WHAT TO WORK ON>
Write again exactly the lines in the listing below, starting at the line with "Emit a Python" and ending at the line with "plt.rcParams['font.family'] = ['Liberation", both included. Pictures are not copied.

Collected data:
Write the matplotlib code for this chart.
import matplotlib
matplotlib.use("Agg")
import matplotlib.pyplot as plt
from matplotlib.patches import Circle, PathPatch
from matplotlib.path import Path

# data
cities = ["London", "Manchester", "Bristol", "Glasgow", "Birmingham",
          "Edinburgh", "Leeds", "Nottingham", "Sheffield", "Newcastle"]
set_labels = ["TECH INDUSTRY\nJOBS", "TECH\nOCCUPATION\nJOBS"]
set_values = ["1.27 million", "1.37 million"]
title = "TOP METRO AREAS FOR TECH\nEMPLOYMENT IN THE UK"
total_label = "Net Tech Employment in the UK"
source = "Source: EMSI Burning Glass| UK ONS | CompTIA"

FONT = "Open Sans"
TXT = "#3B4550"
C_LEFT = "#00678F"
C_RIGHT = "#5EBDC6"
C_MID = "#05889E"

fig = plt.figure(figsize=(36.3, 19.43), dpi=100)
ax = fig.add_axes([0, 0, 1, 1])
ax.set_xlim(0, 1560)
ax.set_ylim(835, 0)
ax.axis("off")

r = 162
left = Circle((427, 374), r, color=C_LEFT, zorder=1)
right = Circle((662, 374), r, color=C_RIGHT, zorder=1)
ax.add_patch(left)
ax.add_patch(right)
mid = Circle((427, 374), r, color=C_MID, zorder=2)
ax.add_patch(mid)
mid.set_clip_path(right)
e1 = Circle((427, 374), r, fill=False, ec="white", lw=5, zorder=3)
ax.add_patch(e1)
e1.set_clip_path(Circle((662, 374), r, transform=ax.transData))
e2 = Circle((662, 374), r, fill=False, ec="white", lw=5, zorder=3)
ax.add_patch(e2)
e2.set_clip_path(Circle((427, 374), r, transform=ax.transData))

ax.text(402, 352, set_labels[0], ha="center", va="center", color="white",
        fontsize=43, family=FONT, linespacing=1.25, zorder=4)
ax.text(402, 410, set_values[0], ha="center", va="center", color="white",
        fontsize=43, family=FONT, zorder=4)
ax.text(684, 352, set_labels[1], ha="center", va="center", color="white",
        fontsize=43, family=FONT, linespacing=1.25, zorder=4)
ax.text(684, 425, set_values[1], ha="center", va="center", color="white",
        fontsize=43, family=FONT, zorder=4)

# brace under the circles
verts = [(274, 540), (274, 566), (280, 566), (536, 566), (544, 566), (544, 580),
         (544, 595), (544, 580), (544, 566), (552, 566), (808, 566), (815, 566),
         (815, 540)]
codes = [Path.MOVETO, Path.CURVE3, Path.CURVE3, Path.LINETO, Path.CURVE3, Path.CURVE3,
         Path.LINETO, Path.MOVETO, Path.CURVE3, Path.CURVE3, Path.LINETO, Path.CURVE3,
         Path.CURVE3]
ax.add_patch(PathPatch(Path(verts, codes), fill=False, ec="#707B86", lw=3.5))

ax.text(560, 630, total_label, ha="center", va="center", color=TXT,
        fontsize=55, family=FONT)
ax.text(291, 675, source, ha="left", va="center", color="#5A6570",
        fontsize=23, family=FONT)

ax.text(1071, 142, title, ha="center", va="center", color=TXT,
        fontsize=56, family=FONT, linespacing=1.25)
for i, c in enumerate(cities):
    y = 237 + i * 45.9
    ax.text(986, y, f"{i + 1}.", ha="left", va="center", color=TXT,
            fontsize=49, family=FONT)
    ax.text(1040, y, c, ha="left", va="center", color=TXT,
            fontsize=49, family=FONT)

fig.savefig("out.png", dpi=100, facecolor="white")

--

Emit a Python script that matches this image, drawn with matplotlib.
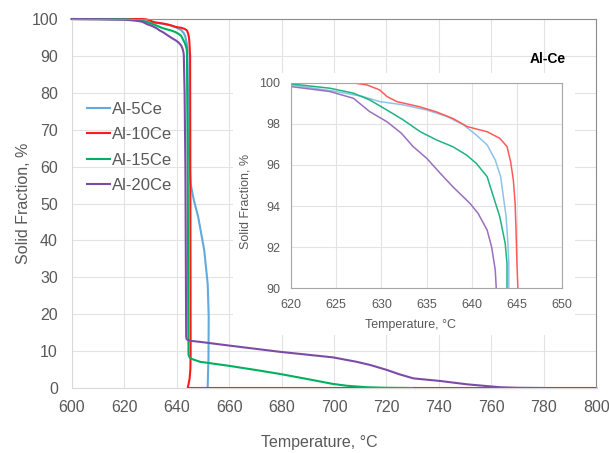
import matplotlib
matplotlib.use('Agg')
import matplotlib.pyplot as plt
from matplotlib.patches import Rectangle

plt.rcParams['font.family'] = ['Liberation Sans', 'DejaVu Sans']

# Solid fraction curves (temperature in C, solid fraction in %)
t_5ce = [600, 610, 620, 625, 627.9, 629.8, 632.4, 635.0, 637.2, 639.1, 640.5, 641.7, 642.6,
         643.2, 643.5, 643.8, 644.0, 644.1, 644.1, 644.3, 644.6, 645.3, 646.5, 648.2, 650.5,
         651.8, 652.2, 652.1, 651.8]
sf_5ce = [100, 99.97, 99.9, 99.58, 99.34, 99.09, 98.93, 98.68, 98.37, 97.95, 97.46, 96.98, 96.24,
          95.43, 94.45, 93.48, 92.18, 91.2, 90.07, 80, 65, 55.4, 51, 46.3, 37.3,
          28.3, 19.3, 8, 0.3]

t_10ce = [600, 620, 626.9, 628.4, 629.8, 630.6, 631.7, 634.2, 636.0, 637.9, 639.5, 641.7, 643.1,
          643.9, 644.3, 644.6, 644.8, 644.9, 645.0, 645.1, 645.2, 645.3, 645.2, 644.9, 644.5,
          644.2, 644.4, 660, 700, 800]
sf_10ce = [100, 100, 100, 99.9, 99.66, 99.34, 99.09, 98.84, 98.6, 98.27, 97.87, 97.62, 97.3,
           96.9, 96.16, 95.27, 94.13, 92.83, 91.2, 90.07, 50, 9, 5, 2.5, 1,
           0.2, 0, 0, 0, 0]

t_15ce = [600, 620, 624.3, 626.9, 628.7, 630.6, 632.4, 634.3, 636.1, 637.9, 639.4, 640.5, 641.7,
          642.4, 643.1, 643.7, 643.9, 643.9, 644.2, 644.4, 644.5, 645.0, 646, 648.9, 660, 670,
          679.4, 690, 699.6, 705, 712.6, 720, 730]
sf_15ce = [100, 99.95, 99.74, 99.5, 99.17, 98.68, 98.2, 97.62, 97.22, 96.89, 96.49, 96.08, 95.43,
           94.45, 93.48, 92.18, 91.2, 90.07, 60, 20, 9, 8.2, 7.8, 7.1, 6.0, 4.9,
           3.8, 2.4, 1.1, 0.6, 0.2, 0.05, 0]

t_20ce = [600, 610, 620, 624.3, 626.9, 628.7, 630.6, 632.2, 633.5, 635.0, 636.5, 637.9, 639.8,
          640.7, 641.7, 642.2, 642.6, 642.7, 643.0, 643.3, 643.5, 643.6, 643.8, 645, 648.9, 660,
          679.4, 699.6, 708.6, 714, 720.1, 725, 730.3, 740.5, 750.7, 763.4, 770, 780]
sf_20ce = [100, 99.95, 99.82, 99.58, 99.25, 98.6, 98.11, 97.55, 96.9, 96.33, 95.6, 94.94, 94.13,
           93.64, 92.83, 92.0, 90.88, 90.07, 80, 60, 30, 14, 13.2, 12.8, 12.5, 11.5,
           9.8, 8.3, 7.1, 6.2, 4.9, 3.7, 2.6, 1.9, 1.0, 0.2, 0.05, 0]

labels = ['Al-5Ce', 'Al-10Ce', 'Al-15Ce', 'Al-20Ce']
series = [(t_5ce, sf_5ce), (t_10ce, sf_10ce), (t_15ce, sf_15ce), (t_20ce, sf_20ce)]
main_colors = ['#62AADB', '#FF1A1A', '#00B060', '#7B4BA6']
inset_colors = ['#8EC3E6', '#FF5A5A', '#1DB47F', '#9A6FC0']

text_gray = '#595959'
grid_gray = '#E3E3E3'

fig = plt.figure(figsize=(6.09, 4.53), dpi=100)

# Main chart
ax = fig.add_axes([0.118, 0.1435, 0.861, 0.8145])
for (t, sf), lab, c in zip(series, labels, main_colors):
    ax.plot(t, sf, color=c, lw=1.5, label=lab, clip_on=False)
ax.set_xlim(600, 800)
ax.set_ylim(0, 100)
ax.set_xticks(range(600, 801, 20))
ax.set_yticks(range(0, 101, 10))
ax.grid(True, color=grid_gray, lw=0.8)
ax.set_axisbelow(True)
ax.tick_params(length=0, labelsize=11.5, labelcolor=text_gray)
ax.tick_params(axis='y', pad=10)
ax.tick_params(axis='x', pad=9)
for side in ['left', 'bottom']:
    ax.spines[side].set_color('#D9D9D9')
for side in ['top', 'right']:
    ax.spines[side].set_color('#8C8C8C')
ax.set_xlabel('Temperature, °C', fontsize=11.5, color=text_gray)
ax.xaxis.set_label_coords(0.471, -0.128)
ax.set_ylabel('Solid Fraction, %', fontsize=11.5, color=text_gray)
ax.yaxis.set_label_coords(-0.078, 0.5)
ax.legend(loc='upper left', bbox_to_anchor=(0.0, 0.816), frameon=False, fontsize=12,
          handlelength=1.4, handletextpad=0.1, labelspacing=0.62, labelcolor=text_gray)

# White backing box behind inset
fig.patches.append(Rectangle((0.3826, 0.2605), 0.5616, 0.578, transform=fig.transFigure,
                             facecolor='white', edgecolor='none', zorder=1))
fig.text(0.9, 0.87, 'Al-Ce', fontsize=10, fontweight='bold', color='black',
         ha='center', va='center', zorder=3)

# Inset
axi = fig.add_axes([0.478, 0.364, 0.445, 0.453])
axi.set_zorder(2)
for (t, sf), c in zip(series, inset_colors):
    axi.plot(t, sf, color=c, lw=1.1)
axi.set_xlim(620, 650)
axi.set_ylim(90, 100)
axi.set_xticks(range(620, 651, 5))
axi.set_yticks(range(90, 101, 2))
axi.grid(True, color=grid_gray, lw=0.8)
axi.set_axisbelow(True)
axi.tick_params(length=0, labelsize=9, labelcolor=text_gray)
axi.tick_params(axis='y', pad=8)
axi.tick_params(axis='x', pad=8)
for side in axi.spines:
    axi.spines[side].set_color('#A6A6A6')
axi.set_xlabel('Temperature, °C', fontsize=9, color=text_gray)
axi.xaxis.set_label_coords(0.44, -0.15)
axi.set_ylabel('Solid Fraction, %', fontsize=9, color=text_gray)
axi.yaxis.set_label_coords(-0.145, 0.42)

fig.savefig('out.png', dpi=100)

THE RESULT>
Emit a Python script that matches this image, drawn with matplotlib.
import matplotlib
matplotlib.use('Agg')
import matplotlib.pyplot as plt
from matplotlib.patches import Rectangle

plt.rcParams['font.family'] = ['Liberation Sans', 'DejaVu Sans']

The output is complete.